‘Ghost Bike’ is an emotional ride

Photo courtesy Carl Lindberg

In “Ghost Bike,” the underworld came to life; but it was reinvented, Chicago-style.

This contemporary production was visibly influenced by Chicago bike culture as well as ancient mythologies.

The play largely follows Ora after her best friend Eddie is hit by a car while riding his bicycle. Just before the fatal accident, the friends argue over Ora deciding to leave Chicago for college.

Ora then isolates herself from friends and family and succumbs to the first stage of grief: denial. The play incorporates flashbacks, which not only illustrate Ora and Eddie’s friendship, but also her longing to feel like Eddie is still with her.

Begrudgingly, she visits a counselor and meets the charismatic Satyr, who is later discovered to be Yama, the king of the Underworld, in disguise.

Although Ora is uninterested in his flirtatious advances, she perks up when tempted with the possibility of getting Eddie back. Yama confidently reminds her, “Death is just a state of being. If you want to bring somebody back, you just bring ‘em back!” His prodding commences Ora’s bewildering journey into the Underworld.

I felt the introduction of more set design to “Ghost Bike” in comparison to past plays helped immerse viewers into each scene. There were three sections of risers for the audience and each of them were lined with chain-link fencing and black tarp, which gave the room an industrial feel, fitting to both the streets of Chicago and the Underworld.

The inclusion of bikes also helped me feel more included as a viewer. Even though it wasn’t an interactive play, the almost constant motion kept me at attention, expecting the unexpected.

The large pieces of bare metal scaffolding, the highest one standing more than 10 feet tall was a mere few feet from the Black Box’s ceiling, were instrumental to “Ghost Bike’s” set design. These pieces proved that set design doesn’t have to be elaborate to be effective.

In addition to maintaining the play’s industrial atmosphere, their constant presence also meant they were utilized in multiple ways. The lofty height took the set design to another level, serving as an anchor during scenes where fake snow rained down and lights dangled from the tallest platform.
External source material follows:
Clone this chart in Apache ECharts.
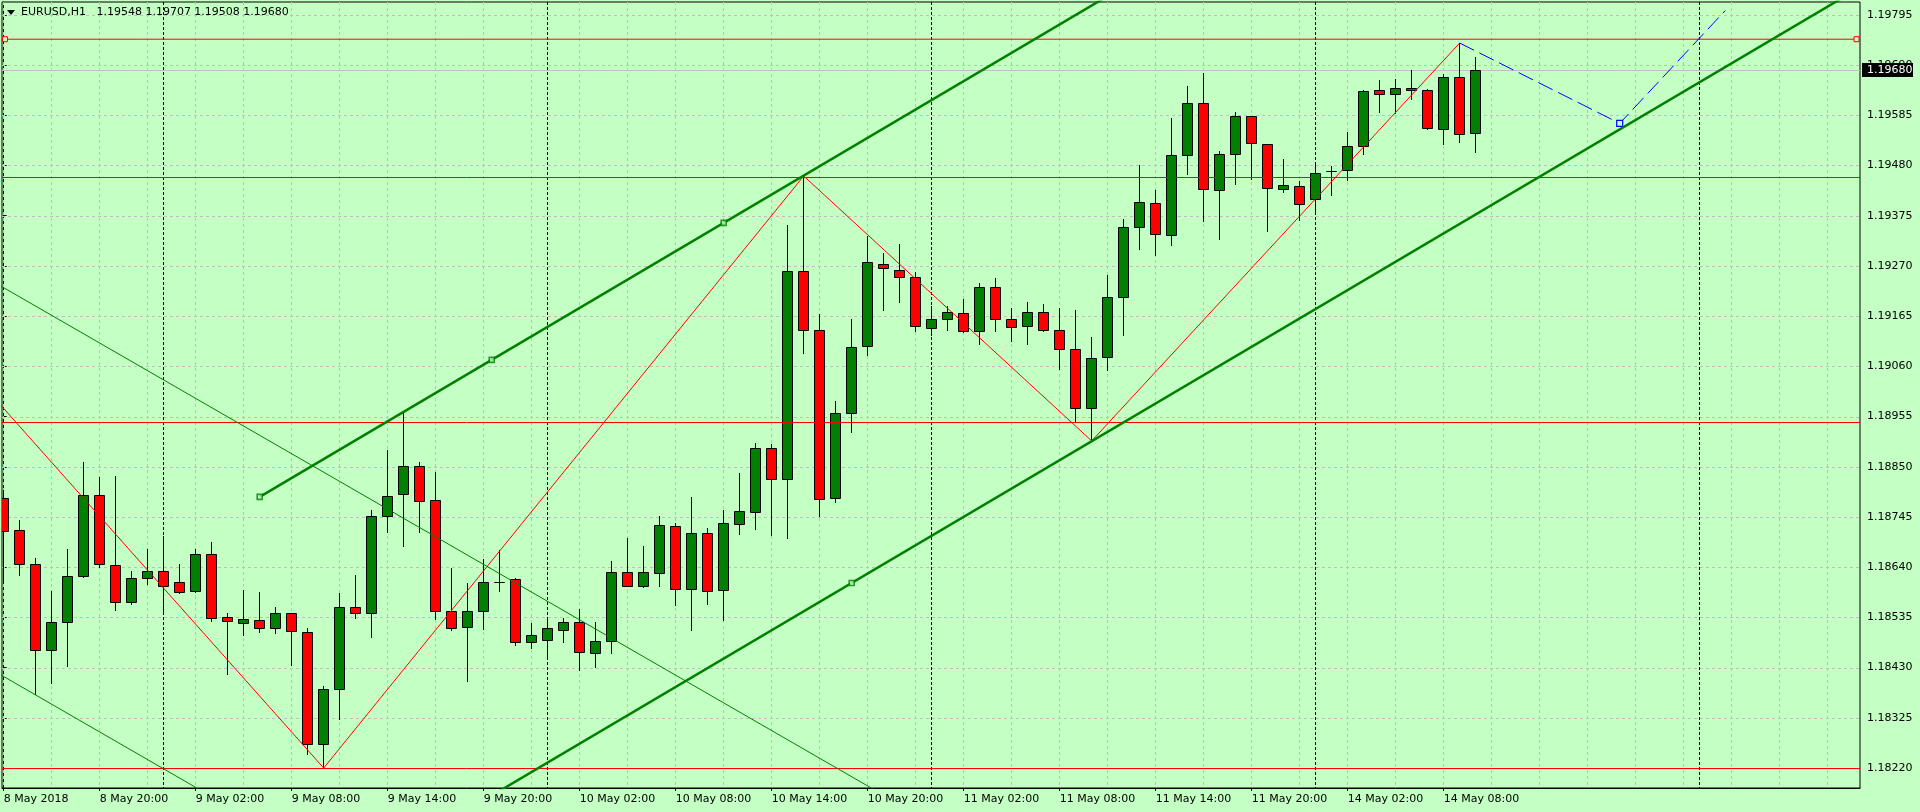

I also enjoyed seeing the cast creatively interact with the pieces, like when Eddie watches scenes of his loved one’s daily lives on Earth like TV, and each scene is framed by the scaffolding. But sometimes, it was just as simple as members of the ensemble leaning on the scaffolding and looking on from the background like spirits.

In contrast to these more raw elements of the set design, multi-colored spotlights and original sound design (my favorite set elements) added drama, emotion and authenticity to DMACC’s first co-production.

Upon entering the Black Box, the audience found a space with only enough light to navigate to their seats, as well as pitch-black areas of the theater that were designated for the entry of cast members.

However, this quickly changed once the play began. Red, white, and blue spotlights emphasized different emotions and were tailored to different settings. Ora delivered several soliloquies to Eddie during the performance, and the red spotlight highlighted her frustration in those moments.

I think the sound effects may have been the play’s most effective asset. The mimicking of Eddie’s car crash after he fights with Ora and rides away was particularly memorable; It felt like it happened right there in the theatre. There were some very emotional moments in “Ghost Bike” and the new set design enhanced the drama of them.

Amid the more tense scenes, the audience (and I) enjoyed several moments of comic relief. Ora meets with the uppity counselor who prods her and deems her responses “red flags,” while also conveniently whipping out physical red flags. The interaction ends with the counselor receiving a deserved slap to the face. An honorable mention is also certainly due to the actor who played the “map.” He guided Ora through the Underworld but communicated solely through a vocal sound effect.

At the heart of the play was clearly a message regarding grief. In fact, Ora’s character embodied the stages of grief; especially denial, anger, and bargaining. Ora doesn’t want to accept Eddie’s death, so she falls for King Yama’s wild goose chase that will supposedly bring him back. Throughout her journey she often shows anger toward Eddie and the people she encounters in the Underworld.

However, Ora’s character was fiery to begin with, and the increased hardness and hostility brought on by grief sometimes made her hard to connect with. Although her demeanor didn’t always seem to display affection for her friend, her actions did. She bargains away possessions and even offers her life to Yama in exchange for Eddie’s return to life on Earth.

Overall I thought “Ghost Bike” accurately depicted the stages of grief and their effects. Ora’s willingness to give away her belongings and herself was fruitless in the end. Eddie doesn’t want to go back and despite her fervent denial she eventually transitions to the last stage: acceptance.

The play was also well-coordinated. In a production with so many moving parts, the cast had to handle transitions between scenes and they accomplished them quickly and precisely. It was great to experience the DMACC theatre department take the big step into co-production, and I hope they only continue to grow from here.